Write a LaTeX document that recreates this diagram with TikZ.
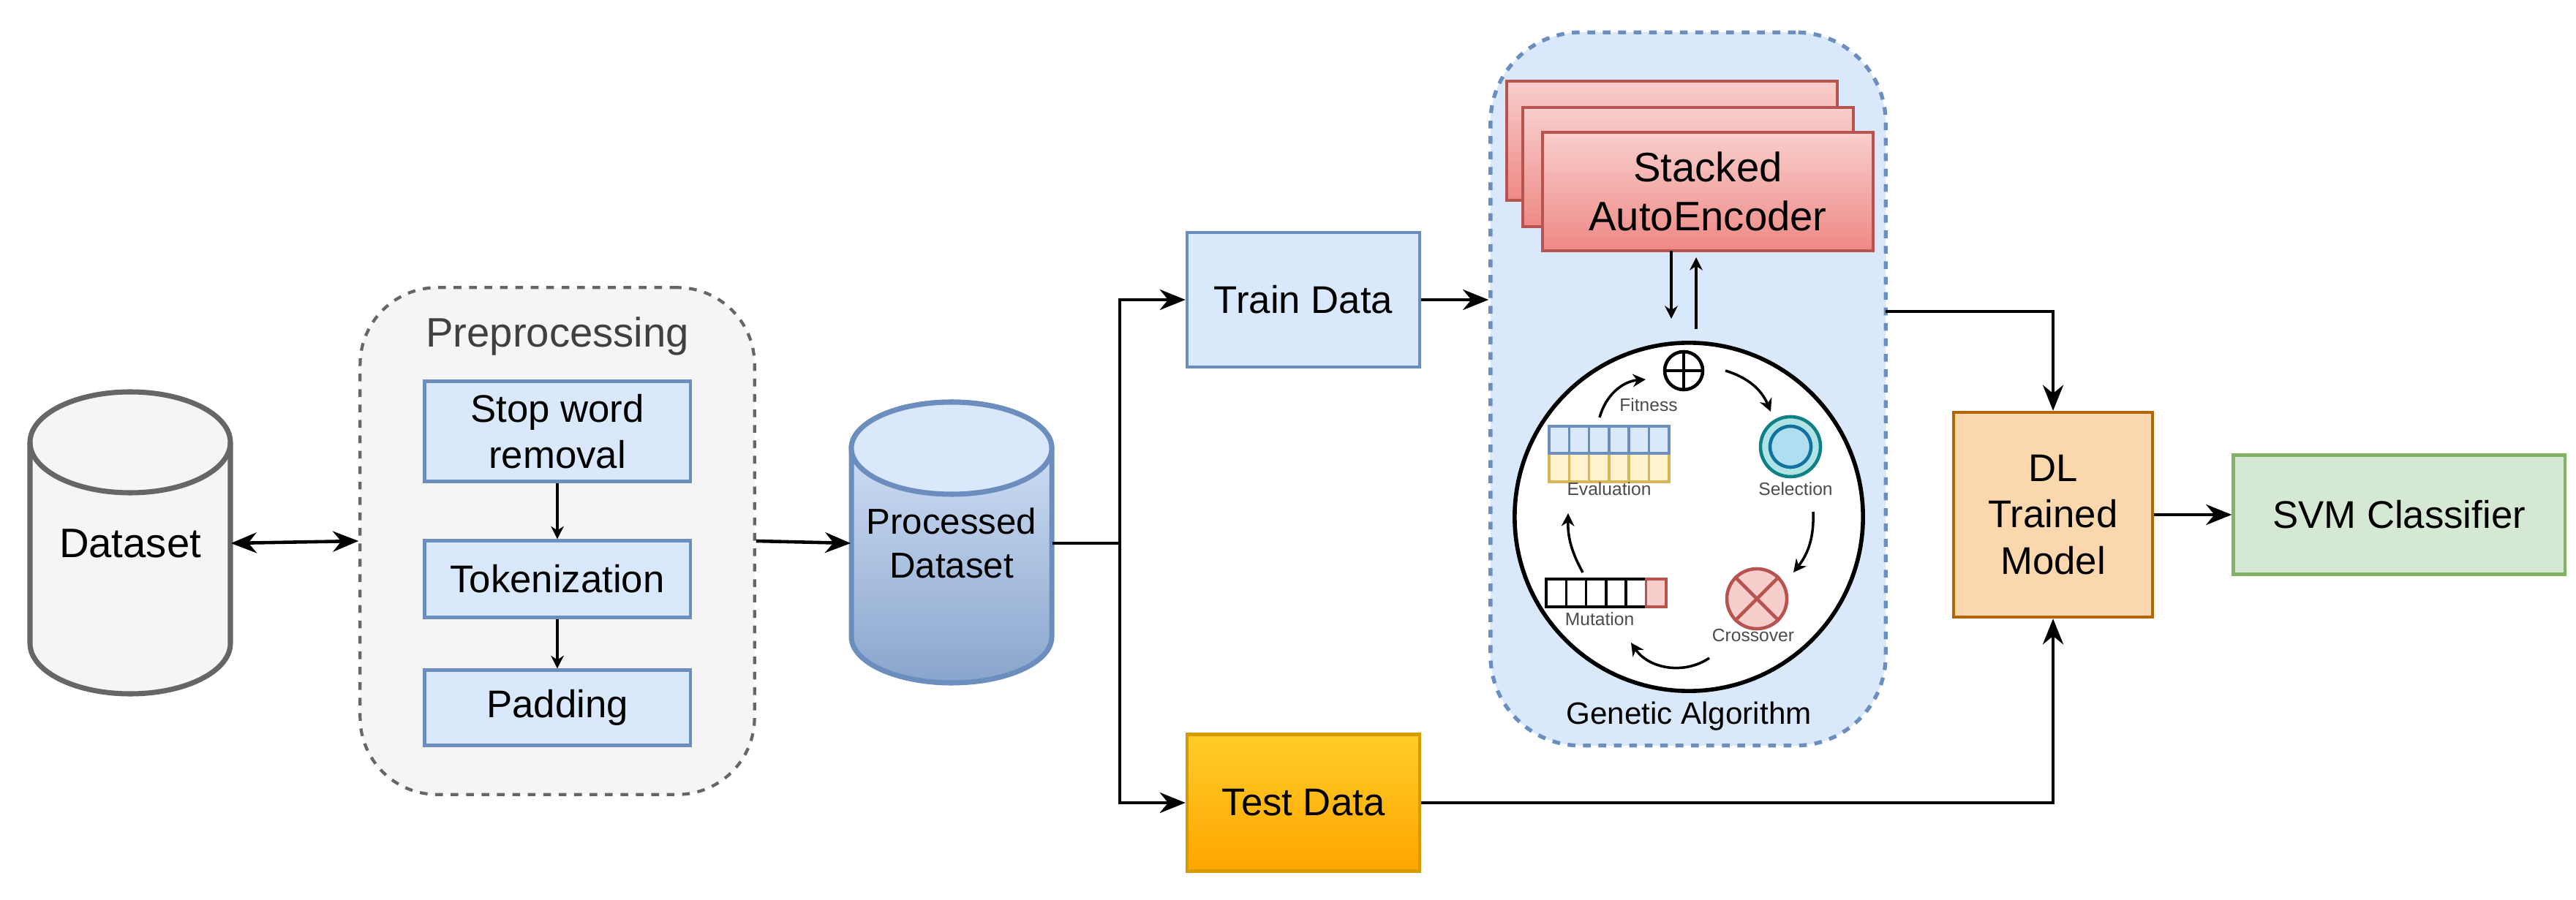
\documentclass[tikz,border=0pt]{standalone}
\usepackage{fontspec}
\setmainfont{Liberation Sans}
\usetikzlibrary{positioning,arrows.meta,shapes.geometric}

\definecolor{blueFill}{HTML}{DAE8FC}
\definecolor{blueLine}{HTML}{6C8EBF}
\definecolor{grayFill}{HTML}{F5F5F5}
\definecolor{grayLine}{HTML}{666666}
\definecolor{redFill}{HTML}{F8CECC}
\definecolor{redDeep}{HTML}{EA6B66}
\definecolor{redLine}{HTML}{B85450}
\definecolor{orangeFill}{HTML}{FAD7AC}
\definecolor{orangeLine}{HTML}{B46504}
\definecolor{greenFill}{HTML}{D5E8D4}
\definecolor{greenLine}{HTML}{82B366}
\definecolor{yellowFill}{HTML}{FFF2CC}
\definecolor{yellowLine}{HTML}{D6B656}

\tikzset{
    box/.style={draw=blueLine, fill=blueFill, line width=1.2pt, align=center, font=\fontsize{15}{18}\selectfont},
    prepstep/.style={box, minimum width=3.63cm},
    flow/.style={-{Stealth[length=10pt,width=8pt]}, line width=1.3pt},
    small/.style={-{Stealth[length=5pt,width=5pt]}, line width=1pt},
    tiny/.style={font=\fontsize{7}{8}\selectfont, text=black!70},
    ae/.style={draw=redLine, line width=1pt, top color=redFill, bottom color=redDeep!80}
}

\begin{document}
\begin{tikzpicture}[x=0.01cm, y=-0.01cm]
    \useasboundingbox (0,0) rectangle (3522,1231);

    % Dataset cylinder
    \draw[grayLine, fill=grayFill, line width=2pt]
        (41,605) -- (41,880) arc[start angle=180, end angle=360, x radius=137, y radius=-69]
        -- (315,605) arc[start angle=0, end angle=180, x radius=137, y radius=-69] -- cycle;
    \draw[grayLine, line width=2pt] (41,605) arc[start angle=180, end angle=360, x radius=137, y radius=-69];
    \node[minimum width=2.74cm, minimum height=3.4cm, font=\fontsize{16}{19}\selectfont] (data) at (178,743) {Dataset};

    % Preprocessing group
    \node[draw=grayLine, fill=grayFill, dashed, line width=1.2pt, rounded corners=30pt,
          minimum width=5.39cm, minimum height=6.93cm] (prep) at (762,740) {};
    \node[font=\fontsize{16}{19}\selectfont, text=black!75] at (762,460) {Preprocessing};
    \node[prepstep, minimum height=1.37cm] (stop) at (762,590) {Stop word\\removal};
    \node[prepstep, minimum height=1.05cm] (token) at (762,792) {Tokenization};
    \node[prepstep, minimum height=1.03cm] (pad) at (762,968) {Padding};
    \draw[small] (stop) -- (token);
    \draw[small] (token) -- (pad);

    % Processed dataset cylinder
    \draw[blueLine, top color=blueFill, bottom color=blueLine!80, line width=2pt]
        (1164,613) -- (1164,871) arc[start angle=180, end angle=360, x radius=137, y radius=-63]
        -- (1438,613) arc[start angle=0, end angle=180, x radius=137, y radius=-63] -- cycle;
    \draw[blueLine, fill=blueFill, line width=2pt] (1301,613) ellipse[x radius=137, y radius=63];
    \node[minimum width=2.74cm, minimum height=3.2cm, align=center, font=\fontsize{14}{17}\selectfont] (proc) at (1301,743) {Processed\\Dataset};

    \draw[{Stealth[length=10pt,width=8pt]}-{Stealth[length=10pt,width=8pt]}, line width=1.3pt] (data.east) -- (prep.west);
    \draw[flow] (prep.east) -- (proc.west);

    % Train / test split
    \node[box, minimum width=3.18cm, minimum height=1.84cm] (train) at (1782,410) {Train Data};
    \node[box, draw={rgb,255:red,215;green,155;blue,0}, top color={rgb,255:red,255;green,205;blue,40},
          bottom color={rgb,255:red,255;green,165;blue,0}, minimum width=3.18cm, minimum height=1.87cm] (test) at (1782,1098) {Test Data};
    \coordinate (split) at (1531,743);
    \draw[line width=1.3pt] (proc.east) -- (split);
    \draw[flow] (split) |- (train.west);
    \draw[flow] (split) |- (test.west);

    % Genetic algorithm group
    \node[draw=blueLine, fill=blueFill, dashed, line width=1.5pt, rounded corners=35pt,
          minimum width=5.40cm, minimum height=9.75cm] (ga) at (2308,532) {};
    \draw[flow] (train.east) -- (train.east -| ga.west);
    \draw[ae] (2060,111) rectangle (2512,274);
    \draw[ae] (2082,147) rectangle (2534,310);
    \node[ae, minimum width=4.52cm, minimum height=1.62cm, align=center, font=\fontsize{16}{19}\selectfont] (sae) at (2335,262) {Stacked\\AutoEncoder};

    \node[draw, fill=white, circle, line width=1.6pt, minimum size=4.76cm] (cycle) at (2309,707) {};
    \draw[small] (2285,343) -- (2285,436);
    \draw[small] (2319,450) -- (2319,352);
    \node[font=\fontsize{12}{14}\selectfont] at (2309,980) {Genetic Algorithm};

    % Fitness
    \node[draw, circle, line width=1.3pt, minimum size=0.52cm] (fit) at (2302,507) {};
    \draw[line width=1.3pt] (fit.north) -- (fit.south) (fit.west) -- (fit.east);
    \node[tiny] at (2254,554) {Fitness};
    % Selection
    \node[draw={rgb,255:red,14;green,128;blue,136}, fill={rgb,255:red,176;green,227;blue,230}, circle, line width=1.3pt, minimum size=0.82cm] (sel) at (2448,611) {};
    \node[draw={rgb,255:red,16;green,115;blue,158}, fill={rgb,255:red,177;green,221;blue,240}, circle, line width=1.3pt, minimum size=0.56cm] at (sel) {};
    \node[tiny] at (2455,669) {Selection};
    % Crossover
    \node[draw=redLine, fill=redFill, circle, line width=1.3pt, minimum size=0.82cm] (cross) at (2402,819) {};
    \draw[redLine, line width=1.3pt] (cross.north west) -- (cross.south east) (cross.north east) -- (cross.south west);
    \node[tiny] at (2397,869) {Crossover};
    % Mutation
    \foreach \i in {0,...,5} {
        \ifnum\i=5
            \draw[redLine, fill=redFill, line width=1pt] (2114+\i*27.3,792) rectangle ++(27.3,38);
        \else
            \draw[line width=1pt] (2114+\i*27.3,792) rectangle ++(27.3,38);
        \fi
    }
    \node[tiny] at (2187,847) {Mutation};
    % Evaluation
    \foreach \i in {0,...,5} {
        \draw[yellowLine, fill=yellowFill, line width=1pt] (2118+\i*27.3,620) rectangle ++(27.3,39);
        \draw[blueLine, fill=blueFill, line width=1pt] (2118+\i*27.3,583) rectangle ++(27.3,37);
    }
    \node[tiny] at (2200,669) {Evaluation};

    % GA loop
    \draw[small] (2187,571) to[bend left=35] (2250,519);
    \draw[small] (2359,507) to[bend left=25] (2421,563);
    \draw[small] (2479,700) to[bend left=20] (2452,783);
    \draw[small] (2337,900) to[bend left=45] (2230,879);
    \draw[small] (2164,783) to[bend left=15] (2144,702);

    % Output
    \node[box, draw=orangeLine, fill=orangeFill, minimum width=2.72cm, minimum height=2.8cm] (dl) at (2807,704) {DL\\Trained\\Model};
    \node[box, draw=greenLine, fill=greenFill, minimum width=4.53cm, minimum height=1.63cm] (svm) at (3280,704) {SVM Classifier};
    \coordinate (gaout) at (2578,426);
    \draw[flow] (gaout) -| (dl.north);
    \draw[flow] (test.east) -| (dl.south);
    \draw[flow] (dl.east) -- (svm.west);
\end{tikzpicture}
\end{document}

-- -- --

--- GIVEN REQUEST ---
From the first line of the listing above, repeat every line through the one holding "(data) at (178,743)". Both ends count, and pictures stay out.

--- WRITTEN ANSWER ---
Write a LaTeX document that recreates this diagram with TikZ.
\documentclass[tikz,border=0pt]{standalone}
\usepackage{fontspec}
\setmainfont{Liberation Sans}
\usetikzlibrary{positioning,arrows.meta,shapes.geometric}

\definecolor{blueFill}{HTML}{DAE8FC}
\definecolor{blueLine}{HTML}{6C8EBF}
\definecolor{grayFill}{HTML}{F5F5F5}
\definecolor{grayLine}{HTML}{666666}
\definecolor{redFill}{HTML}{F8CECC}
\definecolor{redDeep}{HTML}{EA6B66}
\definecolor{redLine}{HTML}{B85450}
\definecolor{orangeFill}{HTML}{FAD7AC}
\definecolor{orangeLine}{HTML}{B46504}
\definecolor{greenFill}{HTML}{D5E8D4}
\definecolor{greenLine}{HTML}{82B366}
\definecolor{yellowFill}{HTML}{FFF2CC}
\definecolor{yellowLine}{HTML}{D6B656}

\tikzset{
    box/.style={draw=blueLine, fill=blueFill, line width=1.2pt, align=center, font=\fontsize{15}{18}\selectfont},
    prepstep/.style={box, minimum width=3.63cm},
    flow/.style={-{Stealth[length=10pt,width=8pt]}, line width=1.3pt},
    small/.style={-{Stealth[length=5pt,width=5pt]}, line width=1pt},
    tiny/.style={font=\fontsize{7}{8}\selectfont, text=black!70},
    ae/.style={draw=redLine, line width=1pt, top color=redFill, bottom color=redDeep!80}
}

\begin{document}
\begin{tikzpicture}[x=0.01cm, y=-0.01cm]
    \useasboundingbox (0,0) rectangle (3522,1231);

    % Dataset cylinder
    \draw[grayLine, fill=grayFill, line width=2pt]
        (41,605) -- (41,880) arc[start angle=180, end angle=360, x radius=137, y radius=-69]
        -- (315,605) arc[start angle=0, end angle=180, x radius=137, y radius=-69] -- cycle;
    \draw[grayLine, line width=2pt] (41,605) arc[start angle=180, end angle=360, x radius=137, y radius=-69];
    \node[minimum width=2.74cm, minimum height=3.4cm, font=\fontsize{16}{19}\selectfont] (data) at (178,743) {Dataset};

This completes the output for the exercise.